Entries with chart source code

↓↓↓

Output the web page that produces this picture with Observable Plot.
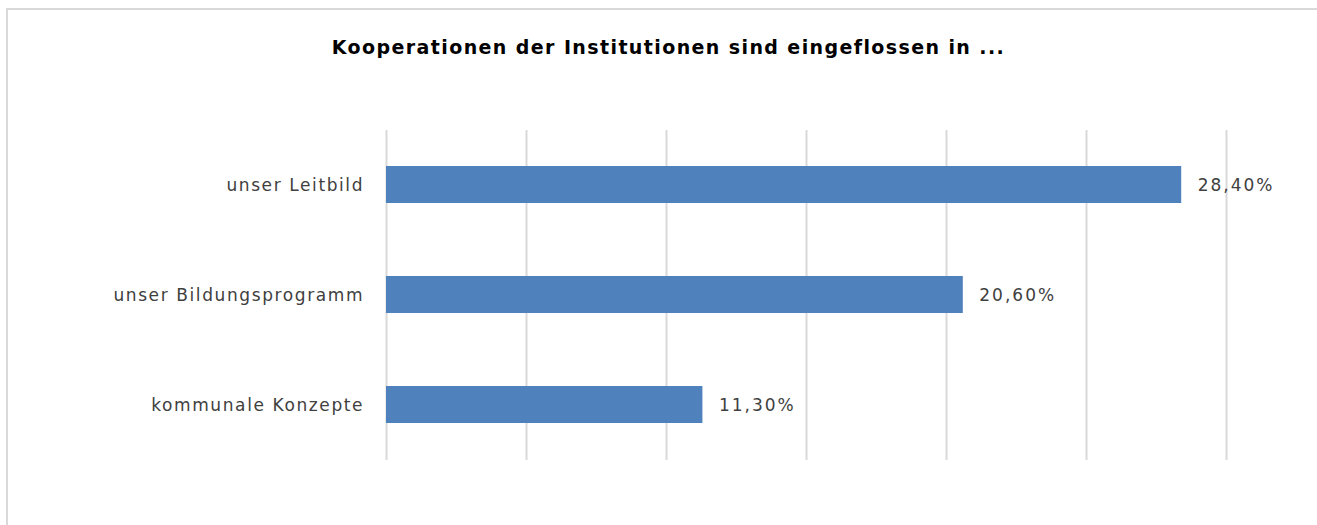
<!DOCTYPE html>
<html>
<head>
<meta charset="utf-8">
<script src="https://cdn.jsdelivr.net/npm/d3@7"></script>
<script src="https://cdn.jsdelivr.net/npm/@observablehq/plot@0.6"></script>
<style>
  html, body { margin: 0; padding: 0; background: #fff; width: 1317px; height: 525px; overflow: hidden; }
  #frame { position: absolute; left: 6px; top: 8px; width: 1400px; height: 600px;
           border-left: 2px solid #d9d9d9; border-top: 2px solid #d9d9d9; }
  #title { position: absolute; left: 0; top: 36px; width: 1337px; text-align: center; line-height: 22px;
           font-family: "DejaVu Sans", sans-serif; font-weight: bold; font-size: 19px; letter-spacing: 1.4px; color: #000; margin: 0; }
  #chart { position: absolute; left: 0; top: 0; }
  #chart .cat text { letter-spacing: 1.6px; }
  #chart .val text { letter-spacing: 2px; }
</style>
</head>
<body>
<div id="frame"></div>
<div id="title">Kooperationen der Institutionen sind eingeflossen in ...</div>
<div id="chart"></div>
<script>
const categories = ["unser Leitbild", "unser Bildungsprogramm", "kommunale Konzepte"];
const values = [28.4, 20.6, 11.3];
const gridTicks = [0, 5, 10, 15, 20, 25, 30];

const data = categories.map((c, i) => ({category: c, value: values[i]}));
const fmt = v => v.toFixed(2).replace(".", ",") + "%";

const chart = Plot.plot({
  width: 1317,
  height: 525,
  marginTop: 130,
  marginBottom: 65,
  marginLeft: 386,
  marginRight: 91,
  style: {fontFamily: "'DejaVu Sans', sans-serif", fontSize: "17px", color: "#404040", background: "transparent"},
  x: {domain: [0, 30], axis: null},
  y: {domain: categories, paddingInner: 0.66, paddingOuter: 0.33, axis: null},
  marks: [
    Plot.ruleX(gridTicks, {stroke: "#d9d9d9", strokeWidth: 2}),
    Plot.barX(data, {x: "value", y: "category", fill: "#4f81bd"}),
    Plot.text(data, {x: 0, y: "category", text: "category", textAnchor: "end", dx: -22.4, dy: 1, fill: "#404040", className: "cat"}),
    Plot.text(data, {x: "value", y: "category", text: d => fmt(d.value), textAnchor: "start", dx: 16, dy: 1, fill: "#404040", className: "val"})
  ]
});
document.getElementById("chart").appendChild(chart);
</script>
</body>
</html>
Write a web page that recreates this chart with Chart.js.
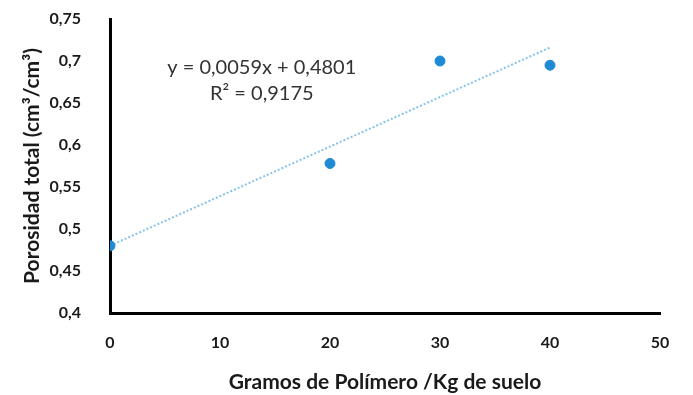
<!DOCTYPE html>
<html>
<head>
<meta charset="utf-8">
<script src="https://cdn.jsdelivr.net/npm/chart.js@4/dist/chart.umd.min.js"></script>
<style>
  html, body { margin: 0; padding: 0; background: #ffffff; }
  #wrap { width: 693px; height: 395px; }
</style>
</head>
<body>
<div id="wrap"><canvas id="c" width="693" height="395"></canvas></div>
<script>
// Polymer dose (g/kg soil) and measured total porosity (cm3/cm3)
const doses = [0, 20, 30, 40];
const porosity = [0.48, 0.578, 0.70, 0.695];

// Linear trend reported on the chart
const trendSlope = 0.0059;
const trendIntercept = 0.4801;
const trendR2 = 0.9175;
const trendRange = [0, 40];

// Axis tick labels (decimal comma)
const yTickLabels = ['0,4', '0,45', '0,5', '0,55', '0,6', '0,65', '0,7', '0,75'];
const xTickLabels = ['0', '10', '20', '30', '40', '50'];

const fmt = (v, d) => v.toFixed(d).replace('.', ',');
const eqLine1 = 'y = ' + fmt(trendSlope, 4) + 'x + ' + fmt(trendIntercept, 4);
const eqLine2 = 'R² = ' + fmt(trendR2, 4);

const trendPoints = trendRange.map(x => ({ x: x, y: trendIntercept + trendSlope * x }));
const points = doses.map((x, i) => ({ x: x, y: porosity[i] }));

const tickFont = { family: 'Lato, "Liberation Sans", sans-serif', size: 16, weight: 'bold' };
const titleFont = { family: 'Lato, "Liberation Sans", sans-serif', size: 21, weight: 'bold' };

// Draws the regression equation and R² inside the plot
const equationLabel = {
  id: 'equationLabel',
  afterDatasetsDraw(chart) {
    const { ctx, scales } = chart;
    const cx = scales.x.getPixelForValue(13.8);
    ctx.save();
    ctx.fillStyle = '#333333';
    ctx.font = '20px Lato, "Liberation Sans", sans-serif';
    ctx.textAlign = 'center';
    ctx.textBaseline = 'middle';
    ctx.fillText(eqLine1, cx, scales.y.getPixelForValue(0.6925));
    ctx.fillText(eqLine2, cx, scales.y.getPixelForValue(0.6610));
    ctx.restore();
  }
};

new Chart(document.getElementById('c'), {
  type: 'scatter',
  data: {
    datasets: [
      {
        label: 'Lineal',
        data: trendPoints,
        showLine: true,
        borderColor: '#86c3ea',
        borderWidth: 2,
        borderDash: [2, 2],
        pointRadius: 0,
        fill: false,
        order: 2
      },
      {
        label: 'Porosidad total',
        data: points,
        backgroundColor: '#1f8ad6',
        borderColor: '#1f8ad6',
        pointRadius: 5,
        order: 1
      }
    ]
  },
  options: {
    responsive: false,
    animation: false,
    layout: { padding: { left: 0, right: 33, top: 19, bottom: 0 } },
    plugins: {
      legend: { display: false },
      tooltip: { enabled: false }
    },
    scales: {
      x: {
        type: 'linear',
        min: 0,
        max: 50,
        ticks: {
          stepSize: 10,
          padding: 20,
          color: '#1a1a1a',
          font: tickFont,
          callback: (v, i) => xTickLabels[i]
        },
        grid: { display: false, drawTicks: false },
        border: { display: true, color: '#000000', width: 3 },
        title: {
          display: true,
          text: 'Gramos de Polímero /Kg de suelo',
          color: '#1a1a1a',
          font: titleFont,
          padding: { top: 0, bottom: 0 }
        },
        afterFit(scale) { scale.height = 82; }
      },
      y: {
        type: 'linear',
        min: 0.4,
        max: 0.75,
        ticks: {
          stepSize: 0.05,
          padding: 2,
          color: '#1a1a1a',
          font: tickFont,
          callback: (v, i) => yTickLabels[i]
        },
        grid: { display: false, drawTicks: true, tickLength: 27 },
        border: { display: true, color: '#000000', width: 3 },
        title: {
          display: true,
          text: 'Porosidad total (cm³/cm³)',
          color: '#1a1a1a',
          font: titleFont,
          padding: { top: 20, bottom: 0 }
        },
        afterFit(scale) { scale.width = 110; }
      }
    }
  },
  plugins: [equationLabel]
});
</script>
</body>
</html>
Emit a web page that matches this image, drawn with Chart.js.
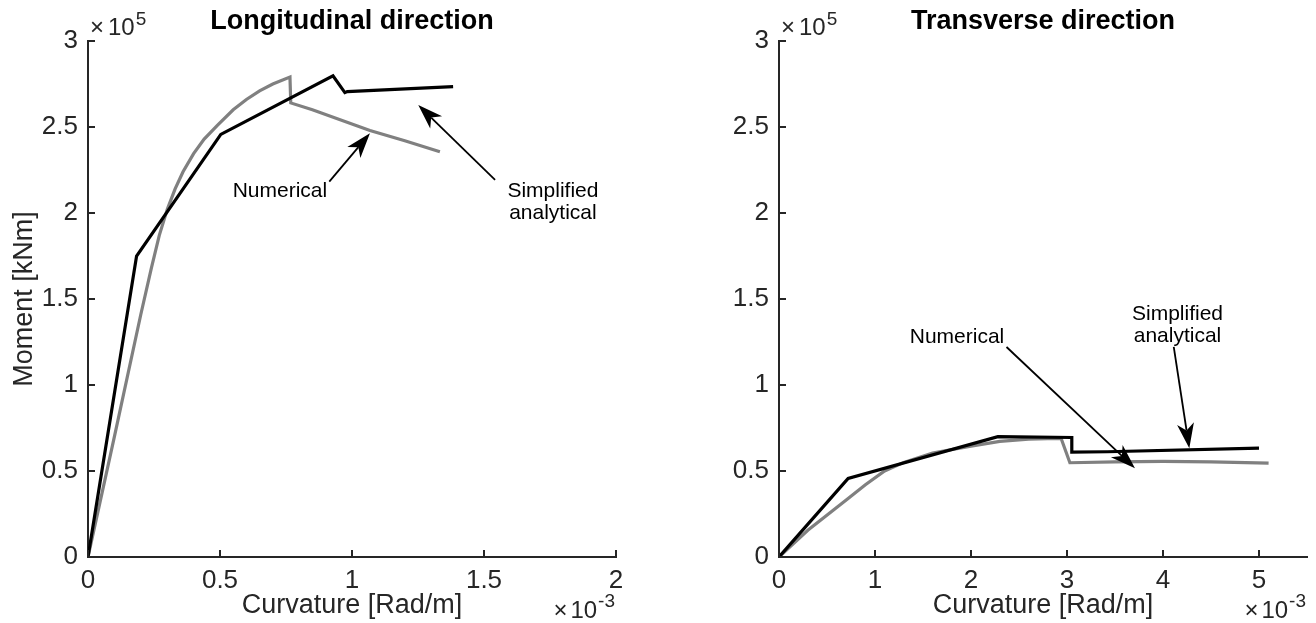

↑↑↑

• **Work instructions**:
Only the lines from the one holding "Write a web" to the one holding "const points = doses.map((x, i)" should be returned, both included and exactly as written, with no pictures.

• **Full answer**:
Write a web page that recreates this chart with Chart.js.
<!DOCTYPE html>
<html>
<head>
<meta charset="utf-8">
<script src="https://cdn.jsdelivr.net/npm/chart.js@4/dist/chart.umd.min.js"></script>
<style>
  html, body { margin: 0; padding: 0; background: #ffffff; }
  #wrap { width: 693px; height: 395px; }
</style>
</head>
<body>
<div id="wrap"><canvas id="c" width="693" height="395"></canvas></div>
<script>
// Polymer dose (g/kg soil) and measured total porosity (cm3/cm3)
const doses = [0, 20, 30, 40];
const porosity = [0.48, 0.578, 0.70, 0.695];

// Linear trend reported on the chart
const trendSlope = 0.0059;
const trendIntercept = 0.4801;
const trendR2 = 0.9175;
const trendRange = [0, 40];

// Axis tick labels (decimal comma)
const yTickLabels = ['0,4', '0,45', '0,5', '0,55', '0,6', '0,65', '0,7', '0,75'];
const xTickLabels = ['0', '10', '20', '30', '40', '50'];

const fmt = (v, d) => v.toFixed(d).replace('.', ',');
const eqLine1 = 'y = ' + fmt(trendSlope, 4) + 'x + ' + fmt(trendIntercept, 4);
const eqLine2 = 'R² = ' + fmt(trendR2, 4);

const trendPoints = trendRange.map(x => ({ x: x, y: trendIntercept + trendSlope * x }));
const points = doses.map((x, i) => ({ x: x, y: porosity[i] }));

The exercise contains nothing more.